You, being a Federalist, have previously made known that you are in support of a strong national government. If we used this idea for out new nation, it would not be any different than staying under the government of Great Britain. It is human nature to assume control and try to take power. The central government would be no different. This government would begin to control the states and do anything it wants with them. Is this not why we separated from England? The English government started taking advantage of the colonies because it had too much power. It took advantage by taxing the colonies without properly representing them in Parliament. It took advantage by housing troops among the citizens. This is why the central government cannot be so strong.
We agree that our new constitution must protect the rights of all. You say that the constitution itself will do this and that if we listed all the rights that the citizens should have, the list would be extremely long and tedious. I say we do need a certain list of rights; we only need to list the rights that governments tend to try to take away. Other rights are obvious and do not need to be listed. This is why we need a fairly brief bill of rights; it does not have to be long and tedious.
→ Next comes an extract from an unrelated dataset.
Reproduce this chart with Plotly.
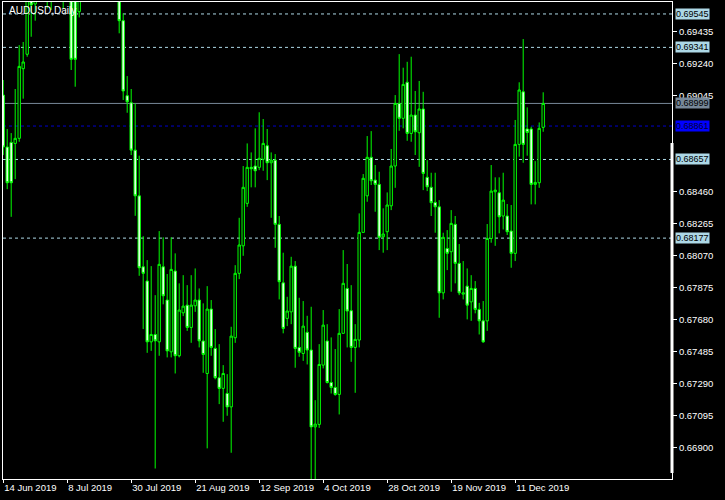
import plotly.graph_objects as go

# ---- data (AUDUSD daily, 14 Jun 2019 .. 20 Dec 2019) ----
opens = [0.69050, 0.68733, 0.68761, 0.68755, 0.68786, 0.69211, 0.69299, 0.69800, 0.69606, 0.69720,
         0.69790, 0.70200, 0.69950, 0.69850, 0.70100, 0.70050, 0.69750, 0.69680, 0.69700, 0.69559,
         0.69650, 0.70150, 0.70300, 0.70200, 0.70300, 0.70700, 0.70500, 0.70400, 0.69800, 0.69850,
         0.69504, 0.69046, 0.69003, 0.68714, 0.68435, 0.68002, 0.67915, 0.67544, 0.67589, 0.67544,
         0.68002, 0.67799, 0.67483, 0.67976, 0.67459, 0.67721, 0.67768, 0.67632, 0.67764, 0.67799,
         0.67549, 0.67351, 0.67744, 0.67504, 0.67325, 0.67260, 0.67229, 0.67147, 0.67569, 0.67962,
         0.68130, 0.68389, 0.68609, 0.68617, 0.68609, 0.68658, 0.68741, 0.68637, 0.68653, 0.68261,
         0.67904, 0.67687, 0.67727, 0.68006, 0.67510, 0.67473, 0.67602, 0.67494, 0.67025, 0.67040,
         0.67402, 0.67549, 0.67296, 0.67266, 0.67223, 0.67596, 0.67870, 0.67734, 0.67510, 0.67555,
         0.68212, 0.68435, 0.68670, 0.68531, 0.68505, 0.68185, 0.68216, 0.68374, 0.68617, 0.68999,
         0.68908, 0.69128, 0.68816, 0.68928, 0.68820, 0.68965, 0.68548, 0.68487, 0.68395, 0.68368,
         0.67843, 0.68114, 0.68094, 0.68261, 0.68023, 0.67835, 0.67884, 0.67788, 0.67870, 0.67742,
         0.67672, 0.67672, 0.68175, 0.68460, 0.68454, 0.68312, 0.68312, 0.68220, 0.68084, 0.68749,
         0.69070, 0.68843, 0.68843, 0.68505, 0.68515, 0.68853]
highs = [0.69142, 0.68843, 0.68818, 0.69087, 0.69355, 0.69374, 0.69760, 0.69850, 0.69780, 0.69850,
         0.70250, 0.70480, 0.70000, 0.70150, 0.70150, 0.70120, 0.69800, 0.69700, 0.69750, 0.69700,
         0.70200, 0.70350, 0.70350, 0.70350, 0.70800, 0.70820, 0.70550, 0.70450, 0.69900, 0.69950,
         0.69549, 0.69166, 0.69087, 0.68999, 0.68680, 0.68189, 0.68043, 0.68006, 0.67829, 0.68220,
         0.68182, 0.67958, 0.68182, 0.68084, 0.67901, 0.67951, 0.67890, 0.67951, 0.67992, 0.67870,
         0.67779, 0.67884, 0.67799, 0.67622, 0.67530, 0.67402, 0.67347, 0.67636, 0.68012, 0.68301,
         0.68617, 0.68755, 0.68700, 0.68847, 0.68945, 0.68904, 0.68843, 0.68700, 0.68690, 0.68312,
         0.68088, 0.67819, 0.68063, 0.68037, 0.67813, 0.67793, 0.67703, 0.67758, 0.67188, 0.67530,
         0.67738, 0.67652, 0.67571, 0.67500, 0.67744, 0.68104, 0.68019, 0.67890, 0.67652, 0.68328,
         0.68568, 0.68800, 0.68830, 0.68623, 0.68582, 0.68359, 0.68456, 0.68721, 0.69050, 0.69300,
         0.69217, 0.69253, 0.69284, 0.69075, 0.69136, 0.69070, 0.68653, 0.68576, 0.68576, 0.68409,
         0.68210, 0.68226, 0.68348, 0.68312, 0.68141, 0.68037, 0.67992, 0.67951, 0.67915, 0.67782,
         0.67793, 0.68263, 0.68623, 0.68548, 0.68548, 0.68576, 0.68385, 0.68379, 0.68898, 0.69128,
         0.69392, 0.68975, 0.68857, 0.68647, 0.68883, 0.69067]
lows = [0.68684, 0.68476, 0.68307, 0.68537, 0.68765, 0.69028, 0.69284, 0.69406, 0.69504, 0.69650,
        0.69700, 0.69579, 0.69569, 0.69750, 0.69980, 0.69579, 0.69640, 0.69203, 0.69101, 0.69524,
        0.69640, 0.70100, 0.70150, 0.70100, 0.70250, 0.70450, 0.70300, 0.69750, 0.69700, 0.69427,
        0.69020, 0.68942, 0.68684, 0.68313, 0.67947, 0.67622, 0.67477, 0.67489, 0.66771, 0.67459,
        0.67773, 0.67449, 0.67449, 0.67351, 0.67449, 0.67701, 0.67611, 0.67538, 0.67727, 0.67510,
        0.67355, 0.66894, 0.67459, 0.67315, 0.67164, 0.67056, 0.67093, 0.66867, 0.67538, 0.67927,
        0.68069, 0.68368, 0.68487, 0.68487, 0.68592, 0.68588, 0.68531, 0.68301, 0.68118, 0.67803,
        0.67596, 0.67640, 0.67652, 0.67386, 0.67453, 0.67428, 0.67406, 0.66650, 0.66650, 0.67019,
        0.67382, 0.67290, 0.67229, 0.67215, 0.67101, 0.67596, 0.67510, 0.67422, 0.67233, 0.67510,
        0.68212, 0.68399, 0.68501, 0.68338, 0.68104, 0.68088, 0.68104, 0.68348, 0.68484, 0.68832,
        0.68847, 0.68771, 0.68765, 0.68684, 0.68612, 0.68470, 0.68464, 0.68312, 0.68210, 0.67691,
        0.67803, 0.67982, 0.67850, 0.67901, 0.67829, 0.67803, 0.67681, 0.67672, 0.67718, 0.67589,
        0.67538, 0.67611, 0.68149, 0.68130, 0.68206, 0.68230, 0.68196, 0.67996, 0.68037, 0.68674,
        0.68637, 0.68680, 0.68383, 0.68383, 0.68484, 0.68826]
closes = [0.68733, 0.68515, 0.68515, 0.68786, 0.69225, 0.69252, 0.69700, 0.69600, 0.69720, 0.69790,
          0.70200, 0.69950, 0.69850, 0.70100, 0.70050, 0.69750, 0.69680, 0.69268, 0.69268, 0.69650,
          0.70150, 0.70300, 0.70200, 0.70300, 0.70700, 0.70500, 0.70400, 0.69800, 0.69850, 0.69504,
          0.69075, 0.69009, 0.68714, 0.68435, 0.67996, 0.67962, 0.67544, 0.67589, 0.67550, 0.68017,
          0.67825, 0.67489, 0.67986, 0.67459, 0.67738, 0.67762, 0.67632, 0.67768, 0.67799, 0.67550,
          0.67467, 0.67744, 0.67510, 0.67325, 0.67260, 0.67351, 0.67147, 0.67579, 0.67962, 0.68135,
          0.68487, 0.68609, 0.68600, 0.68588, 0.68664, 0.68755, 0.68637, 0.68653, 0.68261, 0.67911,
          0.67626, 0.67732, 0.68006, 0.67504, 0.67480, 0.67640, 0.67494, 0.67025, 0.67042, 0.67406,
          0.67646, 0.67296, 0.67266, 0.67223, 0.67596, 0.67901, 0.67732, 0.67510, 0.67559, 0.68212,
          0.68542, 0.68670, 0.68527, 0.68505, 0.68182, 0.68202, 0.68379, 0.68617, 0.68999, 0.68908,
          0.69115, 0.68816, 0.68928, 0.68826, 0.68965, 0.68572, 0.68490, 0.68393, 0.68368, 0.67843,
          0.68182, 0.68084, 0.68267, 0.68023, 0.67843, 0.67843, 0.67768, 0.67870, 0.67742, 0.67672,
          0.67544, 0.68175, 0.68464, 0.68470, 0.68307, 0.68409, 0.68216, 0.68084, 0.68749, 0.69081,
          0.68749, 0.68822, 0.68505, 0.68517, 0.68847, 0.68999]

date_tick_index = [0, 16, 32, 48, 64, 80, 96, 112, 128]
date_tick_labels = ["14 Jun 2019", "8 Jul 2019", "30 Jul 2019", "21 Aug 2019", "12 Sep 2019",
                    "4 Oct 2019", "28 Oct 2019", "19 Nov 2019", "11 Dec 2019"]
price_ticks = [0.69435, 0.69240, 0.69045, 0.68460, 0.68265, 0.68070, 0.67875,
               0.67680, 0.67485, 0.67290, 0.67095, 0.66900]

level_prices = [0.69545, 0.69341, 0.68657, 0.68177]
bid_price = 0.68999
ask_price = 0.68861

x = list(range(len(opens)))

LIME = "#00FF00"
LIGHTBLUE = "#ADD8E6"
FONT = "Liberation Sans"

fig = go.Figure(go.Candlestick(
    x=x, open=opens, high=highs, low=lows, close=closes,
    increasing=dict(line=dict(color=LIME, width=1), fillcolor="#000000"),
    decreasing=dict(line=dict(color=LIME, width=1), fillcolor="#FFFFFF"),
    whiskerwidth=0, hoverinfo="skip",
))

shapes = []
annotations = []
label_x = 1.0045

for p in level_prices:
    shapes.append(dict(type="line", xref="paper", yref="y", x0=0, x1=1, y0=p, y1=p,
                       line=dict(color=LIGHTBLUE, width=1, dash="3px,3px"), layer="below"))
    annotations.append(dict(xref="paper", yref="y", x=label_x, y=p, xanchor="left", yanchor="middle",
                            text=f"{p:.5f}", showarrow=False, bgcolor=LIGHTBLUE, borderpad=0,
                            font=dict(family=FONT, size=9, color="#000000")))

shapes.append(dict(type="line", xref="paper", yref="y", x0=0, x1=1, y0=bid_price, y1=bid_price,
                   line=dict(color="#778899", width=1), layer="below"))
annotations.append(dict(xref="paper", yref="y", x=label_x, y=bid_price, xanchor="left", yanchor="middle",
                        text=f"{bid_price:.5f}", showarrow=False, bgcolor="#778899", borderpad=0,
                        font=dict(family=FONT, size=9, color="#000000")))

shapes.append(dict(type="line", xref="paper", yref="y", x0=0, x1=1, y0=ask_price, y1=ask_price,
                   line=dict(color="#0000CD", width=1, dash="3px,3px"), layer="below"))
annotations.append(dict(xref="paper", yref="y", x=label_x, y=ask_price, xanchor="left", yanchor="middle",
                        text=f"{ask_price:.5f}", showarrow=False, bgcolor="#0000FF", borderpad=0,
                        font=dict(family=FONT, size=9, color="#000033")))

# thick segment on the right border
shapes.append(dict(type="line", xref="paper", yref="paper", x0=1, x1=1, y0=0.0126, y1=0.7044,
                   line=dict(color="#FFFFFF", width=3)))

annotations.append(dict(xref="paper", yref="paper", x=0.006, y=0.997, xanchor="left", yanchor="top",
                        text="AUDUSD,Daily", showarrow=False,
                        font=dict(family=FONT, size=10, color="#FFFFFF")))

fig.update_layout(
    width=725, height=500,
    margin=dict(l=3, r=53, t=2, b=21, pad=0),
    paper_bgcolor="#000000", plot_bgcolor="#000000",
    showlegend=False, boxgap=0.15,
    shapes=shapes, annotations=annotations,
    xaxis=dict(range=[-0.05, 167.2], tickvals=date_tick_index, ticktext=date_tick_labels,
               ticks="outside", ticklen=3, tickcolor="#FFFFFF", tickwidth=1, tickangle=0,
               ticklabelposition="outside right", automargin=False,
               showline=True, linecolor="#FFFFFF", linewidth=1, mirror=True,
               showgrid=False, zeroline=False, rangeslider=dict(visible=False),
               tickfont=dict(family=FONT, size=9.5, color="#FFFFFF")),
    yaxis=dict(range=[0.66707, 0.69618], side="right", tickvals=price_ticks, tickformat=".5f",
               ticks="outside", ticklen=4, tickcolor="#FFFFFF", tickwidth=1, automargin=False,
               showline=True, linecolor="#FFFFFF", linewidth=1, mirror=True,
               showgrid=False, zeroline=False,
               tickfont=dict(family=FONT, size=9.5, color="#FFFFFF")),
)

fig.write_html("out.html", config={"displayModeBar": False},
               post_script="document.body.style.margin='0';document.body.style.background='#000';")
We also agree that a process for enacting laws is a necessity; this process is known to us as ratification. Where we differ is when you say it must be a unanimous vote. If we insist on unanimity, nothing will ever get accomplished. If you remember, this was a big problem with the Articles of Confederation, which we both agree needs to be replaced by a stronger constitution. If even one state did not completely understand what was being put forth, this process could be delayed indefinitely. We must lower the standards of approving laws. If we move to nine out of thirteen, we will be able to accomplish so much more. There are going to be things that are necessary for government, and we will not have time to waste waiting to get the unanimous vote.